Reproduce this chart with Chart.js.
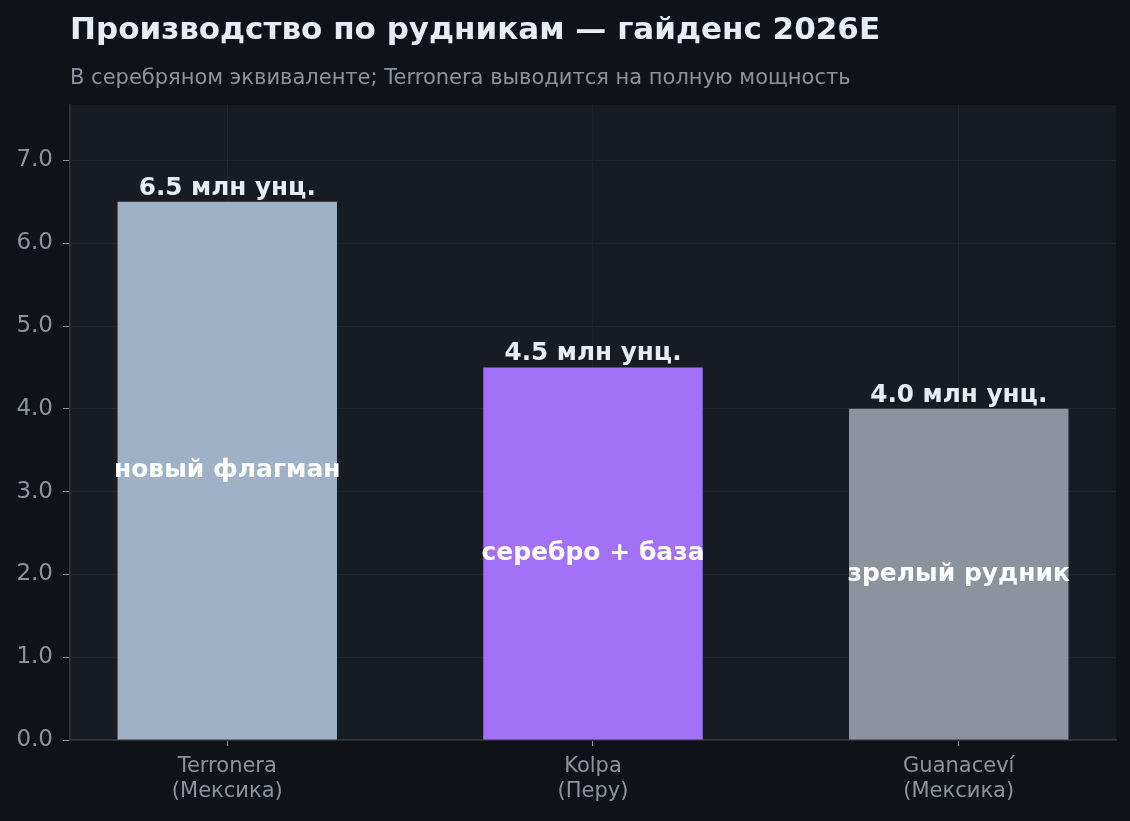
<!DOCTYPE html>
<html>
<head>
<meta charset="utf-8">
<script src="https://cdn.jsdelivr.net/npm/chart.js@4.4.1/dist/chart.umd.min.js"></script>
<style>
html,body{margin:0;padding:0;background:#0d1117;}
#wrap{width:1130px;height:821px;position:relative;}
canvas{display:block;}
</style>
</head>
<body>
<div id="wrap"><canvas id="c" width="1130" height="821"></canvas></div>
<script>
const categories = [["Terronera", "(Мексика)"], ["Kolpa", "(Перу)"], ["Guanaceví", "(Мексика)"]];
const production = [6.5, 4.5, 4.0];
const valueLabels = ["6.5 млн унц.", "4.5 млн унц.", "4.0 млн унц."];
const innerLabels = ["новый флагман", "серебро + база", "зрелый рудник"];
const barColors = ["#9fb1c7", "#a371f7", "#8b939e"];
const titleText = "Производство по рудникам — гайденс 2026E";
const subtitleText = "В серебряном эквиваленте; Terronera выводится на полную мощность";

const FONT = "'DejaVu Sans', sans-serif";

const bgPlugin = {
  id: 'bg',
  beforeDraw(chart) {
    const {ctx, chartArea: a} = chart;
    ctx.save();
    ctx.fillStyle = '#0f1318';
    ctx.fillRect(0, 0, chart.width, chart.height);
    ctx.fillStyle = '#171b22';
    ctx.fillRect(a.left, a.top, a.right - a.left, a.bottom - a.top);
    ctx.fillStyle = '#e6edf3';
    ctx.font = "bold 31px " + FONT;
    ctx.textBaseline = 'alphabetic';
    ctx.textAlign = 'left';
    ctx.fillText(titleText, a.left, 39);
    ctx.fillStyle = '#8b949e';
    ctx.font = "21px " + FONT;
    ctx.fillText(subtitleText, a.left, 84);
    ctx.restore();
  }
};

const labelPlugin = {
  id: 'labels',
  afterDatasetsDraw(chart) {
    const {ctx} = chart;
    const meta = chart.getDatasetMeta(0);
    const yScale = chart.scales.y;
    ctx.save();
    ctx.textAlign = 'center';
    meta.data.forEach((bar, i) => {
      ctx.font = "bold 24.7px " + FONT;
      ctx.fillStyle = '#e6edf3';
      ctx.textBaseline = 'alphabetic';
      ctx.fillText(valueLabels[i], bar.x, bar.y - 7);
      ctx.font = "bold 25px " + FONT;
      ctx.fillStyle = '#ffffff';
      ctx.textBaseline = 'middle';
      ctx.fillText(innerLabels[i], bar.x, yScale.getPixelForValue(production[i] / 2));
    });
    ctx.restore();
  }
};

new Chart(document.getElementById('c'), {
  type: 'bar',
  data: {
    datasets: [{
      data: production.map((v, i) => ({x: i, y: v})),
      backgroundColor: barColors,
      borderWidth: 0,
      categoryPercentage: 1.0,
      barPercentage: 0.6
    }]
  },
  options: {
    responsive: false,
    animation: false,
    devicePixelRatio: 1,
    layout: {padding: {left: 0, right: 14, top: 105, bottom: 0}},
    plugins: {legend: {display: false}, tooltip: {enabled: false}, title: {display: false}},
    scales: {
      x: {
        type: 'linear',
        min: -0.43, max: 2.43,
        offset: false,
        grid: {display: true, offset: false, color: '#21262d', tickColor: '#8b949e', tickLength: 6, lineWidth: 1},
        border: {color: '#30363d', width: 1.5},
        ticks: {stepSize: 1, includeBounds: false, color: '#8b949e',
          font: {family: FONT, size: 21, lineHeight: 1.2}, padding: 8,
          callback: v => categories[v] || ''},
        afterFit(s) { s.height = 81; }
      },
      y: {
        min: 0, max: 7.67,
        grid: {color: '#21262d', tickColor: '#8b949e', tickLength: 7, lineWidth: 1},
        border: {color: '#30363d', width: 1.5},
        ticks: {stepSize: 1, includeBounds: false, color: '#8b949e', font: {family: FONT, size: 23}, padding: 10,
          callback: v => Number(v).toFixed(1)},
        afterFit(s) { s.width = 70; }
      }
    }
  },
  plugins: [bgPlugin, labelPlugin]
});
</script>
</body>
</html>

# # # # #

## Written task
From the listing, extract all text exactly as given and drop any picture.

## Answer to this problem
Reproduce this chart with Chart.js.
<!DOCTYPE html>
<html>
<head>
<meta charset="utf-8">
<script src="https://cdn.jsdelivr.net/npm/chart.js@4.4.1/dist/chart.umd.min.js"></script>
<style>
html,body{margin:0;padding:0;background:#0d1117;}
#wrap{width:1130px;height:821px;position:relative;}
canvas{display:block;}
</style>
</head>
<body>
<div id="wrap"><canvas id="c" width="1130" height="821"></canvas></div>
<script>
const categories = [["Terronera", "(Мексика)"], ["Kolpa", "(Перу)"], ["Guanaceví", "(Мексика)"]];
const production = [6.5, 4.5, 4.0];
const valueLabels = ["6.5 млн унц.", "4.5 млн унц.", "4.0 млн унц."];
const innerLabels = ["новый флагман", "серебро + база", "зрелый рудник"];
const barColors = ["#9fb1c7", "#a371f7", "#8b939e"];
const titleText = "Производство по рудникам — гайденс 2026E";
const subtitleText = "В серебряном эквиваленте; Terronera выводится на полную мощность";

const FONT = "'DejaVu Sans', sans-serif";

const bgPlugin = {
  id: 'bg',
  beforeDraw(chart) {
    const {ctx, chartArea: a} = chart;
    ctx.save();
    ctx.fillStyle = '#0f1318';
    ctx.fillRect(0, 0, chart.width, chart.height);
    ctx.fillStyle = '#171b22';
    ctx.fillRect(a.left, a.top, a.right - a.left, a.bottom - a.top);
    ctx.fillStyle = '#e6edf3';
    ctx.font = "bold 31px " + FONT;
    ctx.textBaseline = 'alphabetic';
    ctx.textAlign = 'left';
    ctx.fillText(titleText, a.left, 39);
    ctx.fillStyle = '#8b949e';
    ctx.font = "21px " + FONT;
    ctx.fillText(subtitleText, a.left, 84);
    ctx.restore();
  }
};

const labelPlugin = {
  id: 'labels',
  afterDatasetsDraw(chart) {
    const {ctx} = chart;
    const meta = chart.getDatasetMeta(0);
    const yScale = chart.scales.y;
    ctx.save();
    ctx.textAlign = 'center';
    meta.data.forEach((bar, i) => {
      ctx.font = "bold 24.7px " + FONT;
      ctx.fillStyle = '#e6edf3';
      ctx.textBaseline = 'alphabetic';
      ctx.fillText(valueLabels[i], bar.x, bar.y - 7);
      ctx.font = "bold 25px " + FONT;
      ctx.fillStyle = '#ffffff';
      ctx.textBaseline = 'middle';
      ctx.fillText(innerLabels[i], bar.x, yScale.getPixelForValue(production[i] / 2));
    });
    ctx.restore();
  }
};

new Chart(document.getElementById('c'), {
  type: 'bar',
  data: {
    datasets: [{
      data: production.map((v, i) => ({x: i, y: v})),
      backgroundColor: barColors,
      borderWidth: 0,
      categoryPercentage: 1.0,
      barPercentage: 0.6
    }]
  },
  options: {
    responsive: false,
    animation: false,
    devicePixelRatio: 1,
    layout: {padding: {left: 0, right: 14, top: 105, bottom: 0}},
    plugins: {legend: {display: false}, tooltip: {enabled: false}, title: {display: false}},
    scales: {
      x: {
        type: 'linear',
        min: -0.43, max: 2.43,
        offset: false,
        grid: {display: true, offset: false, color: '#21262d', tickColor: '#8b949e', tickLength: 6, lineWidth: 1},
        border: {color: '#30363d', width: 1.5},
        ticks: {stepSize: 1, includeBounds: false, color: '#8b949e',
          font: {family: FONT, size: 21, lineHeight: 1.2}, padding: 8,
          callback: v => categories[v] || ''},
        afterFit(s) { s.height = 81; }
      },
      y: {
        min: 0, max: 7.67,
        grid: {color: '#21262d', tickColor: '#8b949e', tickLength: 7, lineWidth: 1},
        border: {color: '#30363d', width: 1.5},
        ticks: {stepSize: 1, includeBounds: false, color: '#8b949e', font: {family: FONT, size: 23}, padding: 10,
          callback: v => Number(v).toFixed(1)},
        afterFit(s) { s.width = 70; }
      }
    }
  },
  plugins: [bgPlugin, labelPlugin]
});
</script>
</body>
</html>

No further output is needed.